## START Information shown
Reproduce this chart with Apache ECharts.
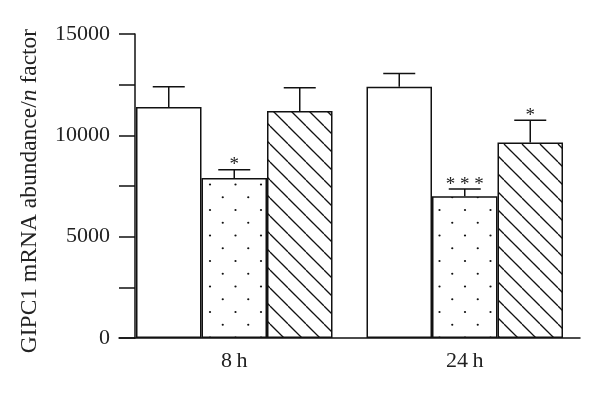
<!DOCTYPE html>
<html><head><meta charset="utf-8">
<script src="https://cdn.jsdelivr.net/npm/echarts@6/dist/echarts.min.js"></script>
<style>html,body{margin:0;padding:0;background:#fff}#c{width:600px;height:396px}</style>
</head><body><div id="c"></div>
<script>
// ---- data ----
var categories = ['8\u2009h', '24\u2009h'];
var controlValues = [11400, 12400];
var dottedValues = [7900, 7000];
var hatchedValues = [11200, 9650];
var controlErr = [1000, 650];
var dottedErr = [400, 350];
var hatchedErr = [1150, 1100];
var controlStars = ['', ''];
var dottedStars = ['*', '* * *'];
var hatchedStars = ['', '*'];
var yTicks = [0, 5000, 10000, 15000];

// ---- styles ----
var FONT = 'Liberation Serif';
var FS = 22;
var BAR_W = 65.5;

function dotPattern() {
  var c = document.createElement('canvas');
  c.width = 51; c.height = 51;
  var g = c.getContext('2d');
  g.fillStyle = '#fff'; g.fillRect(0, 0, 51, 51);
  g.fillStyle = '#111';
  var pts = [[6,6],[31.5,6],[18.75,18.75],[44.25,18.75],[6,31.5],[31.5,31.5],[18.75,44.25],[44.25,44.25]];
  pts.forEach(function (p) { g.beginPath(); g.arc(p[0], p[1], 1.1, 0, Math.PI * 2); g.fill(); });
  return c;
}
function hatchPattern() {
  var s = 18;
  var c = document.createElement('canvas');
  c.width = s; c.height = s;
  var g = c.getContext('2d');
  g.fillStyle = '#fff'; g.fillRect(0, 0, s, s);
  g.strokeStyle = '#111'; g.lineWidth = 1.3;
  [-s, 0, s].forEach(function (k) { g.beginPath(); g.moveTo(k, 0); g.lineTo(k + s, s); g.stroke(); });
  return c;
}

var groups = [
  {values: controlValues, err: controlErr, stars: controlStars},
  {values: dottedValues, err: dottedErr, stars: dottedStars},
  {values: hatchedValues, err: hatchedErr, stars: hatchedStars}
];
var errData = [];
groups.forEach(function (gp, gi) {
  gp.values.forEach(function (v, ci) {
    errData.push([ci, v, v + gp.err[ci], gi, gp.stars[ci]]);
  });
});

var barStyle = {borderColor: '#111', borderWidth: 1.5};
var chart = echarts.init(document.getElementById('c'), null, {renderer: 'canvas'});
chart.setOption({
  animation: false,
  backgroundColor: '#fff',
  grid: {left: 119, right: 20, top: 34, bottom: 58, containLabel: false},
  xAxis: {
    type: 'category', data: categories,
    axisLine: {lineStyle: {color: '#111', width: 1.5}},
    axisTick: {show: false},
    axisLabel: {color: '#222', fontFamily: FONT, fontSize: FS, margin: 12}
  },
  yAxis: {
    type: 'value', min: 0, max: 15000, interval: 2500, offset: -16,
    name: 'GIPC1 mRNA abundance/{i|n} factor',
    nameLocation: 'middle', nameGap: 93,
    nameTextStyle: {color: '#222', fontFamily: FONT, fontSize: 23.5, padding: [0, 10, 0, 0],
      rich: {i: {fontStyle: 'italic', fontFamily: FONT, fontSize: 23.5, color: '#222'}}},
    axisLine: {show: true, lineStyle: {color: '#111', width: 1.5}},
    axisTick: {show: true, inside: false, length: 16, lineStyle: {color: '#111', width: 1.5}},
    axisLabel: {color: '#222', fontFamily: FONT, fontSize: FS, margin: 25,
      formatter: function (v) { return yTicks.indexOf(v) >= 0 ? String(v) : ''; }},
    splitLine: {show: false}
  },
  series: [
    {type: 'bar', data: controlValues, barWidth: BAR_W, barGap: '0%', itemStyle: Object.assign({color: '#fff'}, barStyle)},
    {type: 'bar', data: dottedValues, barWidth: BAR_W, barGap: '0%', itemStyle: Object.assign({color: {image: dotPattern(), repeat: 'repeat'}}, barStyle)},
    {type: 'bar', data: hatchedValues, barWidth: BAR_W, barGap: '0%', itemStyle: Object.assign({color: {image: hatchPattern(), repeat: 'repeat'}}, barStyle)},
    {
      type: 'custom', data: errData, z: 10,
      renderItem: function (params, api) {
        var ci = api.value(0), gi = api.value(3);
        var base = api.coord([ci, api.value(1)]);
        var top = api.coord([ci, api.value(2)]);
        var x = base[0] + (gi - 1) * BAR_W;
        var half = 16;
        var star = errData[params.dataIndex][4];
        var children = [
          {type: 'line', shape: {x1: x, y1: base[1], x2: x, y2: top[1]}, style: {stroke: '#111', lineWidth: 1.5}},
          {type: 'line', shape: {x1: x - half, y1: top[1], x2: x + half, y2: top[1]}, style: {stroke: '#111', lineWidth: 1.5}}
        ];
        if (star) {
          children.push({type: 'text', style: {text: star, x: x, y: top[1] + 5, align: 'center', verticalAlign: 'bottom',
            fill: '#222', font: '19px "' + FONT + '"'}});
        }
        return {type: 'group', children: children};
      }
    }
  ]
});
</script></body></html>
## END Information shown
• **What is required**
Give the material again exactly as it is, but keep the pictures out.

• **Answer to this exercise**
Reproduce this chart with Apache ECharts.
<!DOCTYPE html>
<html><head><meta charset="utf-8">
<script src="https://cdn.jsdelivr.net/npm/echarts@6/dist/echarts.min.js"></script>
<style>html,body{margin:0;padding:0;background:#fff}#c{width:600px;height:396px}</style>
</head><body><div id="c"></div>
<script>
// ---- data ----
var categories = ['8\u2009h', '24\u2009h'];
var controlValues = [11400, 12400];
var dottedValues = [7900, 7000];
var hatchedValues = [11200, 9650];
var controlErr = [1000, 650];
var dottedErr = [400, 350];
var hatchedErr = [1150, 1100];
var controlStars = ['', ''];
var dottedStars = ['*', '* * *'];
var hatchedStars = ['', '*'];
var yTicks = [0, 5000, 10000, 15000];

// ---- styles ----
var FONT = 'Liberation Serif';
var FS = 22;
var BAR_W = 65.5;

function dotPattern() {
  var c = document.createElement('canvas');
  c.width = 51; c.height = 51;
  var g = c.getContext('2d');
  g.fillStyle = '#fff'; g.fillRect(0, 0, 51, 51);
  g.fillStyle = '#111';
  var pts = [[6,6],[31.5,6],[18.75,18.75],[44.25,18.75],[6,31.5],[31.5,31.5],[18.75,44.25],[44.25,44.25]];
  pts.forEach(function (p) { g.beginPath(); g.arc(p[0], p[1], 1.1, 0, Math.PI * 2); g.fill(); });
  return c;
}
function hatchPattern() {
  var s = 18;
  var c = document.createElement('canvas');
  c.width = s; c.height = s;
  var g = c.getContext('2d');
  g.fillStyle = '#fff'; g.fillRect(0, 0, s, s);
  g.strokeStyle = '#111'; g.lineWidth = 1.3;
  [-s, 0, s].forEach(function (k) { g.beginPath(); g.moveTo(k, 0); g.lineTo(k + s, s); g.stroke(); });
  return c;
}

var groups = [
  {values: controlValues, err: controlErr, stars: controlStars},
  {values: dottedValues, err: dottedErr, stars: dottedStars},
  {values: hatchedValues, err: hatchedErr, stars: hatchedStars}
];
var errData = [];
groups.forEach(function (gp, gi) {
  gp.values.forEach(function (v, ci) {
    errData.push([ci, v, v + gp.err[ci], gi, gp.stars[ci]]);
  });
});

var barStyle = {borderColor: '#111', borderWidth: 1.5};
var chart = echarts.init(document.getElementById('c'), null, {renderer: 'canvas'});
chart.setOption({
  animation: false,
  backgroundColor: '#fff',
  grid: {left: 119, right: 20, top: 34, bottom: 58, containLabel: false},
  xAxis: {
    type: 'category', data: categories,
    axisLine: {lineStyle: {color: '#111', width: 1.5}},
    axisTick: {show: false},
    axisLabel: {color: '#222', fontFamily: FONT, fontSize: FS, margin: 12}
  },
  yAxis: {
    type: 'value', min: 0, max: 15000, interval: 2500, offset: -16,
    name: 'GIPC1 mRNA abundance/{i|n} factor',
    nameLocation: 'middle', nameGap: 93,
    nameTextStyle: {color: '#222', fontFamily: FONT, fontSize: 23.5, padding: [0, 10, 0, 0],
      rich: {i: {fontStyle: 'italic', fontFamily: FONT, fontSize: 23.5, color: '#222'}}},
    axisLine: {show: true, lineStyle: {color: '#111', width: 1.5}},
    axisTick: {show: true, inside: false, length: 16, lineStyle: {color: '#111', width: 1.5}},
    axisLabel: {color: '#222', fontFamily: FONT, fontSize: FS, margin: 25,
      formatter: function (v) { return yTicks.indexOf(v) >= 0 ? String(v) : ''; }},
    splitLine: {show: false}
  },
  series: [
    {type: 'bar', data: controlValues, barWidth: BAR_W, barGap: '0%', itemStyle: Object.assign({color: '#fff'}, barStyle)},
    {type: 'bar', data: dottedValues, barWidth: BAR_W, barGap: '0%', itemStyle: Object.assign({color: {image: dotPattern(), repeat: 'repeat'}}, barStyle)},
    {type: 'bar', data: hatchedValues, barWidth: BAR_W, barGap: '0%', itemStyle: Object.assign({color: {image: hatchPattern(), repeat: 'repeat'}}, barStyle)},
    {
      type: 'custom', data: errData, z: 10,
      renderItem: function (params, api) {
        var ci = api.value(0), gi = api.value(3);
        var base = api.coord([ci, api.value(1)]);
        var top = api.coord([ci, api.value(2)]);
        var x = base[0] + (gi - 1) * BAR_W;
        var half = 16;
        var star = errData[params.dataIndex][4];
        var children = [
          {type: 'line', shape: {x1: x, y1: base[1], x2: x, y2: top[1]}, style: {stroke: '#111', lineWidth: 1.5}},
          {type: 'line', shape: {x1: x - half, y1: top[1], x2: x + half, y2: top[1]}, style: {stroke: '#111', lineWidth: 1.5}}
        ];
        if (star) {
          children.push({type: 'text', style: {text: star, x: x, y: top[1] + 5, align: 'center', verticalAlign: 'bottom',
            fill: '#222', font: '19px "' + FONT + '"'}});
        }
        return {type: 'group', children: children};
      }
    }
  ]
});
</script></body></html>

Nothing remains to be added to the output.